EXERCISE GOAL :: From the listing below, extract every line in which the word "this" appears.

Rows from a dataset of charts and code
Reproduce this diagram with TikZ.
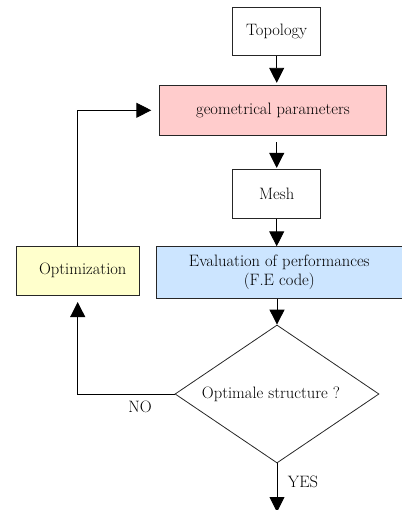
\documentclass[tikz,border=0pt]{standalone}
\usetikzlibrary{arrows.meta,shapes.geometric}
\definecolor{pinkfill}{RGB}{255,204,204}
\definecolor{yellowfill}{RGB}{255,255,204}
\definecolor{bluefill}{RGB}{204,229,255}
\begin{document}
\begin{tikzpicture}[x=1pt,y=-1pt,
  box/.style={draw=black!85,line width=0.8pt,inner sep=0pt,align=center,font=\fontsize{16.5}{19}\selectfont},
  conn/.style={draw=black,line width=0.9pt,-{Triangle[length=15pt,width=15pt]}},
  lbl/.style={inner sep=0pt,font=\fontsize{16.5}{19}\selectfont}]
\useasboundingbox (0,0) rectangle (401,510);
\node[box,minimum width=88pt,minimum height=48.4pt] (topo) at (276.7,31.5) {Topology};
\node[box,fill=pinkfill,minimum width=227.4pt,minimum height=49.3pt] (geom) at (273,110.3) {geometrical parameters};
\node[box,minimum width=88pt,minimum height=49pt] (mesh) at (276.7,193.8) {Mesh};
\node[box,fill=yellowfill,minimum width=123.3pt,minimum height=48.3pt] (optim) at (77.7,270.8) {\hspace*{10pt}Optimization};
\node[box,fill=bluefill,minimum width=245.3pt,minimum height=51.6pt] (eval) at (279.3,272.5) {Evaluation of performances\\(F.E code)};
\node[box,shape=diamond,shape aspect=1.478,minimum width=204pt,minimum height=138pt] (dec) at (277,394) {\hspace*{-12pt}Optimale structure ?};
\coordinate (out) at (277,512);
\draw[conn,shorten >=2.4pt] (topo.south) -- (topo.south |- geom.north);
\draw[conn,shorten <=6.7pt,shorten >=1pt] (mesh.north |- geom.south) -- (mesh.north);
\draw[conn] (mesh.south) -- (mesh.south |- eval.north);
\draw[conn] (dec.north |- eval.south) -- (dec.north);
\draw[conn,shorten >=7.6pt] (optim.north) |- (geom.west);
\draw[conn,shorten >=6.7pt] (dec.west) -| (optim.south);
\draw[conn] (dec.south) -- (out);
\node[lbl] (no) at (140,406.7) {NO};
\node[lbl] (yes) at (303,482) {YES};
\end{tikzpicture}
\end{document}
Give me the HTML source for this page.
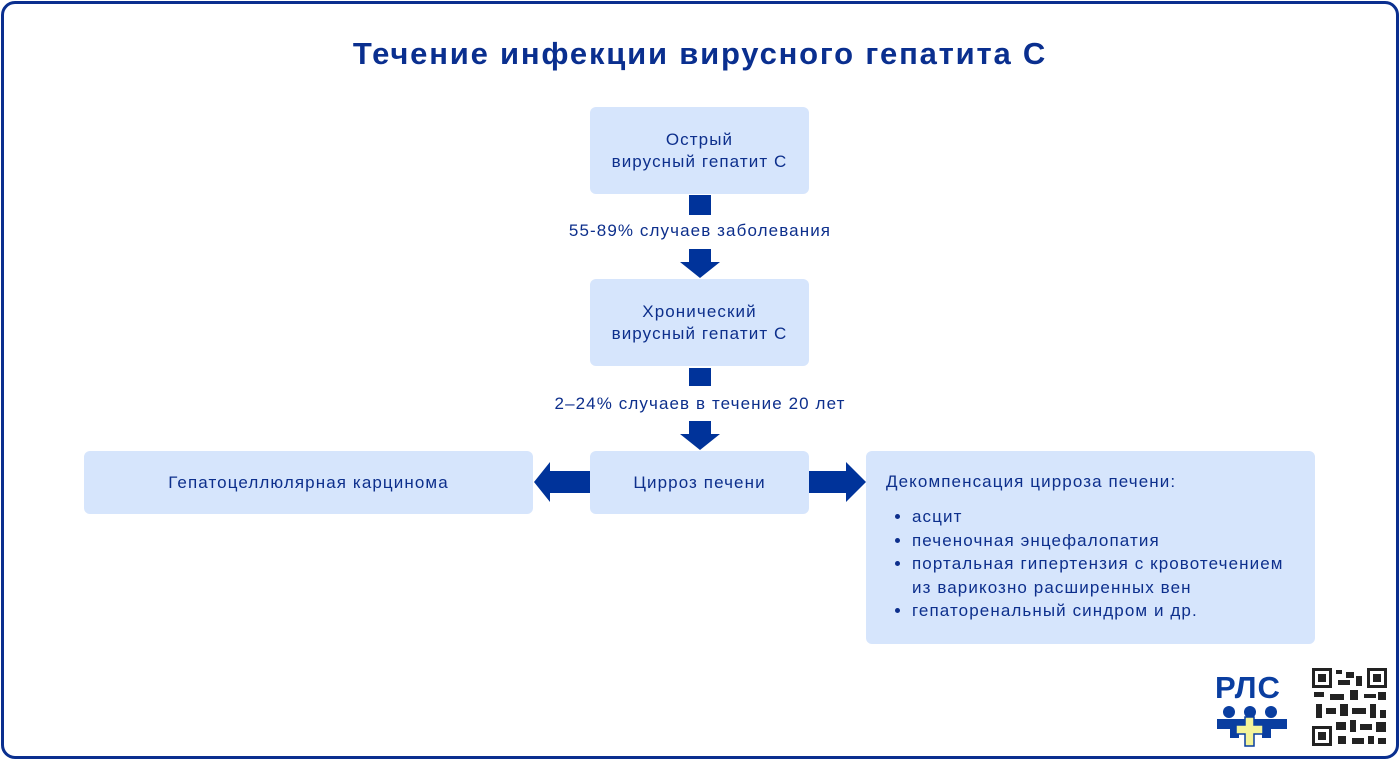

REPLY TO THE TASK ::
Reproduce this diagram with TikZ.
Give me the HTML source for this page.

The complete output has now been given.